* _EXERCISE REQUIREMENTS_:
Write out the data below exactly as given, without any of its pictures.

++++ COLLECTED DATA ++++

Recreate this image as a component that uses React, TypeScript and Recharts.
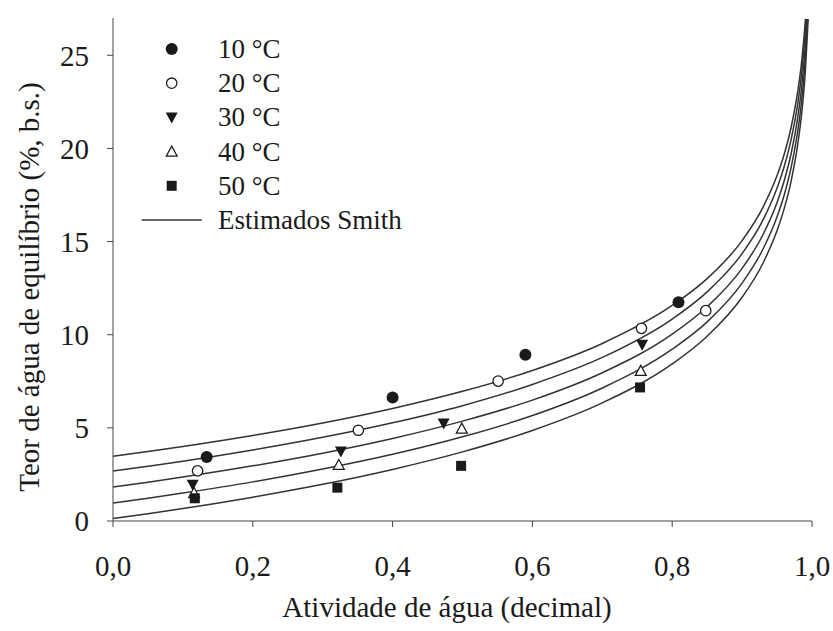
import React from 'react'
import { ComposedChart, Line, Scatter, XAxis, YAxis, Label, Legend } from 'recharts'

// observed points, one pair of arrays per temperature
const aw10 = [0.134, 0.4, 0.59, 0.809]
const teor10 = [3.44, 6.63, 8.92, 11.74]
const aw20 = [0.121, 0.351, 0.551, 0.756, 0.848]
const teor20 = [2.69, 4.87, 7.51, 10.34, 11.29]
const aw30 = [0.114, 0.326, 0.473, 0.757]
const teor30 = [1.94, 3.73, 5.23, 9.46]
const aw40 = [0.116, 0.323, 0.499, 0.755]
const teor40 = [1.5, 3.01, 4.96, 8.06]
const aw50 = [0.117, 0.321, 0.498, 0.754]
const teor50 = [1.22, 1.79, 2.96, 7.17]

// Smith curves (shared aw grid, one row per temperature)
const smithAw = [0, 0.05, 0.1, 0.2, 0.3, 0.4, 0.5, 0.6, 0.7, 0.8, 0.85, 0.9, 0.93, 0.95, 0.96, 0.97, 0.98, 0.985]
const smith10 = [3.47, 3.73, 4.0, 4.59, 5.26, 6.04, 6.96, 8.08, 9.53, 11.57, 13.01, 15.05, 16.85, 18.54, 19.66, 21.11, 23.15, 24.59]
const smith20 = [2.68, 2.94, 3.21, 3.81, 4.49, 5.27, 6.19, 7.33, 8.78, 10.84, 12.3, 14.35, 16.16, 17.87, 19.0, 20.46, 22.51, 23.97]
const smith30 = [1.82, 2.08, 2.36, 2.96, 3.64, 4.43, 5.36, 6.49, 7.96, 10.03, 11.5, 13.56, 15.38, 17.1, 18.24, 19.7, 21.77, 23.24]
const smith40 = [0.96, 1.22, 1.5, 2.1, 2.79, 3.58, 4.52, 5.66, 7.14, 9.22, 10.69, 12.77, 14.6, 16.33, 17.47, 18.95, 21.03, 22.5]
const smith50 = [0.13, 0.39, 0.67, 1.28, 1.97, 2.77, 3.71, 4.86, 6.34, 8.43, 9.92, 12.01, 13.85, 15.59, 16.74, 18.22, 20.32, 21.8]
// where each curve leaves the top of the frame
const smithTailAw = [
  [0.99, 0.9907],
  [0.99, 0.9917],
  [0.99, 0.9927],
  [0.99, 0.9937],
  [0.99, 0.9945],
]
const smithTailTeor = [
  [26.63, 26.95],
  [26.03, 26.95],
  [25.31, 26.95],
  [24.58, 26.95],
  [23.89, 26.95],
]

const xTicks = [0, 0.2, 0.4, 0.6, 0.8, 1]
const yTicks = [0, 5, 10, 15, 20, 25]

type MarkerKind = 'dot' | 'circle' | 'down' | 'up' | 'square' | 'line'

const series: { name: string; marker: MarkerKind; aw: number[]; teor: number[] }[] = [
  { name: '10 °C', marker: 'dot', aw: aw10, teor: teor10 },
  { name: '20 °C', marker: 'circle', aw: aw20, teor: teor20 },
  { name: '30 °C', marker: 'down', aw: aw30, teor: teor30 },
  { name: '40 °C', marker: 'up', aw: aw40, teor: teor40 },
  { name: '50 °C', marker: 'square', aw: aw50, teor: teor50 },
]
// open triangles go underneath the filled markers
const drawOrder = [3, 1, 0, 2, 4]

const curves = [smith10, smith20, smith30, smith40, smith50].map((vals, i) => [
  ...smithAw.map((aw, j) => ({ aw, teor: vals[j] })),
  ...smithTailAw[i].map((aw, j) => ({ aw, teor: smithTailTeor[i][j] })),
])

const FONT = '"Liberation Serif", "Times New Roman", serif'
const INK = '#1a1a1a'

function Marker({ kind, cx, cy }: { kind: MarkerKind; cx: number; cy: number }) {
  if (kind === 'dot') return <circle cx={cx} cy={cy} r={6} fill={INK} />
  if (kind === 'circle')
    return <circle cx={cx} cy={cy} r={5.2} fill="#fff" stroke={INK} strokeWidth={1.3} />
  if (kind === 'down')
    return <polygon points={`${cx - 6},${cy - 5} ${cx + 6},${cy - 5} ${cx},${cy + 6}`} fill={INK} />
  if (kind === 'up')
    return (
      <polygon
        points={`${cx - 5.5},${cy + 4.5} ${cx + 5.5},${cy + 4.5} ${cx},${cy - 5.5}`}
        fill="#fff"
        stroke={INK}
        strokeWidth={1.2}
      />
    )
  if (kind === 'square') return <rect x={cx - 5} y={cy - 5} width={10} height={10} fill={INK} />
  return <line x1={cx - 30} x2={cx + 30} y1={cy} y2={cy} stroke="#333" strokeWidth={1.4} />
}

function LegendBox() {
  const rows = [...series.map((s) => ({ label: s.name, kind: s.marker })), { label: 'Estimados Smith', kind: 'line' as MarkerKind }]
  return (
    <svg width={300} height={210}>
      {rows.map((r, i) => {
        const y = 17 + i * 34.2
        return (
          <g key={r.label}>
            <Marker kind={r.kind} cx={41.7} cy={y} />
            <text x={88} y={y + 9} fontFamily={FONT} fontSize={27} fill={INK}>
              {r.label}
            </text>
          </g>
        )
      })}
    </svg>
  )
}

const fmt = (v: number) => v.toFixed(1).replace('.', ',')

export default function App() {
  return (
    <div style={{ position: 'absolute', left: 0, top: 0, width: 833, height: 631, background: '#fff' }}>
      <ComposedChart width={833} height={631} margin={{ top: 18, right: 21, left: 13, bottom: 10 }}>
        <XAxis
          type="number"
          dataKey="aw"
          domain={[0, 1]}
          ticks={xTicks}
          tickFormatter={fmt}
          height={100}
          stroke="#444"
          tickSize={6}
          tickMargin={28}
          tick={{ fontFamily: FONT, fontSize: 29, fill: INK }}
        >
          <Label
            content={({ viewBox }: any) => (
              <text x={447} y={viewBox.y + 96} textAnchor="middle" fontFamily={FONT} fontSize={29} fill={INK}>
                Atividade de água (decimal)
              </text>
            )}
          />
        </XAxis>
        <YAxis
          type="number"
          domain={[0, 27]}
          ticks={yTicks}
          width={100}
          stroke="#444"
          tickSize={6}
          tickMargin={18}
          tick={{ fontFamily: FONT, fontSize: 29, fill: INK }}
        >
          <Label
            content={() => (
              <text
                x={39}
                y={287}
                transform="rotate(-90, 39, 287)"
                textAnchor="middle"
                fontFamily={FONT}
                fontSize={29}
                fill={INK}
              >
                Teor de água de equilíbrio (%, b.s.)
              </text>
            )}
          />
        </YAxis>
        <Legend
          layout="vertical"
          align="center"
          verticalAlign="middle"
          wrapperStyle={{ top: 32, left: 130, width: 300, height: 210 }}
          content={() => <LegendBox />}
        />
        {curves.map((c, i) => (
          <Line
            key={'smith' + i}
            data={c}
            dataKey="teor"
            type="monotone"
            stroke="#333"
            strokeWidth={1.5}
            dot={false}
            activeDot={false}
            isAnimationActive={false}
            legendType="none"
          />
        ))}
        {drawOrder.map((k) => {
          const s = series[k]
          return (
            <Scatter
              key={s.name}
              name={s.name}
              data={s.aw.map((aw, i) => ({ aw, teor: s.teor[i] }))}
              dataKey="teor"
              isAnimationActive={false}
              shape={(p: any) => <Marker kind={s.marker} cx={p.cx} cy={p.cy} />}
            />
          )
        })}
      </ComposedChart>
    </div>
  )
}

++++

* _RESPONSE_:
Recreate this image as a component that uses React, TypeScript and Recharts.
import React from 'react'
import { ComposedChart, Line, Scatter, XAxis, YAxis, Label, Legend } from 'recharts'

// observed points, one pair of arrays per temperature
const aw10 = [0.134, 0.4, 0.59, 0.809]
const teor10 = [3.44, 6.63, 8.92, 11.74]
const aw20 = [0.121, 0.351, 0.551, 0.756, 0.848]
const teor20 = [2.69, 4.87, 7.51, 10.34, 11.29]
const aw30 = [0.114, 0.326, 0.473, 0.757]
const teor30 = [1.94, 3.73, 5.23, 9.46]
const aw40 = [0.116, 0.323, 0.499, 0.755]
const teor40 = [1.5, 3.01, 4.96, 8.06]
const aw50 = [0.117, 0.321, 0.498, 0.754]
const teor50 = [1.22, 1.79, 2.96, 7.17]

// Smith curves (shared aw grid, one row per temperature)
const smithAw = [0, 0.05, 0.1, 0.2, 0.3, 0.4, 0.5, 0.6, 0.7, 0.8, 0.85, 0.9, 0.93, 0.95, 0.96, 0.97, 0.98, 0.985]
const smith10 = [3.47, 3.73, 4.0, 4.59, 5.26, 6.04, 6.96, 8.08, 9.53, 11.57, 13.01, 15.05, 16.85, 18.54, 19.66, 21.11, 23.15, 24.59]
const smith20 = [2.68, 2.94, 3.21, 3.81, 4.49, 5.27, 6.19, 7.33, 8.78, 10.84, 12.3, 14.35, 16.16, 17.87, 19.0, 20.46, 22.51, 23.97]
const smith30 = [1.82, 2.08, 2.36, 2.96, 3.64, 4.43, 5.36, 6.49, 7.96, 10.03, 11.5, 13.56, 15.38, 17.1, 18.24, 19.7, 21.77, 23.24]
const smith40 = [0.96, 1.22, 1.5, 2.1, 2.79, 3.58, 4.52, 5.66, 7.14, 9.22, 10.69, 12.77, 14.6, 16.33, 17.47, 18.95, 21.03, 22.5]
const smith50 = [0.13, 0.39, 0.67, 1.28, 1.97, 2.77, 3.71, 4.86, 6.34, 8.43, 9.92, 12.01, 13.85, 15.59, 16.74, 18.22, 20.32, 21.8]
// where each curve leaves the top of the frame
const smithTailAw = [
  [0.99, 0.9907],
  [0.99, 0.9917],
  [0.99, 0.9927],
  [0.99, 0.9937],
  [0.99, 0.9945],
]
const smithTailTeor = [
  [26.63, 26.95],
  [26.03, 26.95],
  [25.31, 26.95],
  [24.58, 26.95],
  [23.89, 26.95],
]

const xTicks = [0, 0.2, 0.4, 0.6, 0.8, 1]
const yTicks = [0, 5, 10, 15, 20, 25]

type MarkerKind = 'dot' | 'circle' | 'down' | 'up' | 'square' | 'line'

const series: { name: string; marker: MarkerKind; aw: number[]; teor: number[] }[] = [
  { name: '10 °C', marker: 'dot', aw: aw10, teor: teor10 },
  { name: '20 °C', marker: 'circle', aw: aw20, teor: teor20 },
  { name: '30 °C', marker: 'down', aw: aw30, teor: teor30 },
  { name: '40 °C', marker: 'up', aw: aw40, teor: teor40 },
  { name: '50 °C', marker: 'square', aw: aw50, teor: teor50 },
]
// open triangles go underneath the filled markers
const drawOrder = [3, 1, 0, 2, 4]

const curves = [smith10, smith20, smith30, smith40, smith50].map((vals, i) => [
  ...smithAw.map((aw, j) => ({ aw, teor: vals[j] })),
  ...smithTailAw[i].map((aw, j) => ({ aw, teor: smithTailTeor[i][j] })),
])

const FONT = '"Liberation Serif", "Times New Roman", serif'
const INK = '#1a1a1a'

function Marker({ kind, cx, cy }: { kind: MarkerKind; cx: number; cy: number }) {
  if (kind === 'dot') return <circle cx={cx} cy={cy} r={6} fill={INK} />
  if (kind === 'circle')
    return <circle cx={cx} cy={cy} r={5.2} fill="#fff" stroke={INK} strokeWidth={1.3} />
  if (kind === 'down')
    return <polygon points={`${cx - 6},${cy - 5} ${cx + 6},${cy - 5} ${cx},${cy + 6}`} fill={INK} />
  if (kind === 'up')
    return (
      <polygon
        points={`${cx - 5.5},${cy + 4.5} ${cx + 5.5},${cy + 4.5} ${cx},${cy - 5.5}`}
        fill="#fff"
        stroke={INK}
        strokeWidth={1.2}
      />
    )
  if (kind === 'square') return <rect x={cx - 5} y={cy - 5} width={10} height={10} fill={INK} />
  return <line x1={cx - 30} x2={cx + 30} y1={cy} y2={cy} stroke="#333" strokeWidth={1.4} />
}

function LegendBox() {
  const rows = [...series.map((s) => ({ label: s.name, kind: s.marker })), { label: 'Estimados Smith', kind: 'line' as MarkerKind }]
  return (
    <svg width={300} height={210}>
      {rows.map((r, i) => {
        const y = 17 + i * 34.2
        return (
          <g key={r.label}>
            <Marker kind={r.kind} cx={41.7} cy={y} />
            <text x={88} y={y + 9} fontFamily={FONT} fontSize={27} fill={INK}>
              {r.label}
            </text>
          </g>
        )
      })}
    </svg>
  )
}

const fmt = (v: number) => v.toFixed(1).replace('.', ',')

export default function App() {
  return (
    <div style={{ position: 'absolute', left: 0, top: 0, width: 833, height: 631, background: '#fff' }}>
      <ComposedChart width={833} height={631} margin={{ top: 18, right: 21, left: 13, bottom: 10 }}>
        <XAxis
          type="number"
          dataKey="aw"
          domain={[0, 1]}
          ticks={xTicks}
          tickFormatter={fmt}
          height={100}
          stroke="#444"
          tickSize={6}
          tickMargin={28}
          tick={{ fontFamily: FONT, fontSize: 29, fill: INK }}
        >
          <Label
            content={({ viewBox }: any) => (
              <text x={447} y={viewBox.y + 96} textAnchor="middle" fontFamily={FONT} fontSize={29} fill={INK}>
                Atividade de água (decimal)
              </text>
            )}
          />
        </XAxis>
        <YAxis
          type="number"
          domain={[0, 27]}
          ticks={yTicks}
          width={100}
          stroke="#444"
          tickSize={6}
          tickMargin={18}
          tick={{ fontFamily: FONT, fontSize: 29, fill: INK }}
        >
          <Label
            content={() => (
              <text
                x={39}
                y={287}
                transform="rotate(-90, 39, 287)"
                textAnchor="middle"
                fontFamily={FONT}
                fontSize={29}
                fill={INK}
              >
                Teor de água de equilíbrio (%, b.s.)
              </text>
            )}
          />
        </YAxis>
        <Legend
          layout="vertical"
          align="center"
          verticalAlign="middle"
          wrapperStyle={{ top: 32, left: 130, width: 300, height: 210 }}
          content={() => <LegendBox />}
        />
        {curves.map((c, i) => (
          <Line
            key={'smith' + i}
            data={c}
            dataKey="teor"
            type="monotone"
            stroke="#333"
            strokeWidth={1.5}
            dot={false}
            activeDot={false}
            isAnimationActive={false}
            legendType="none"
          />
        ))}
        {drawOrder.map((k) => {
          const s = series[k]
          return (
            <Scatter
              key={s.name}
              name={s.name}
              data={s.aw.map((aw, i) => ({ aw, teor: s.teor[i] }))}
              dataKey="teor"
              isAnimationActive={false}
              shape={(p: any) => <Marker kind={s.marker} cx={p.cx} cy={p.cy} />}
            />
          )
        })}
      </ComposedChart>
    </div>
  )
}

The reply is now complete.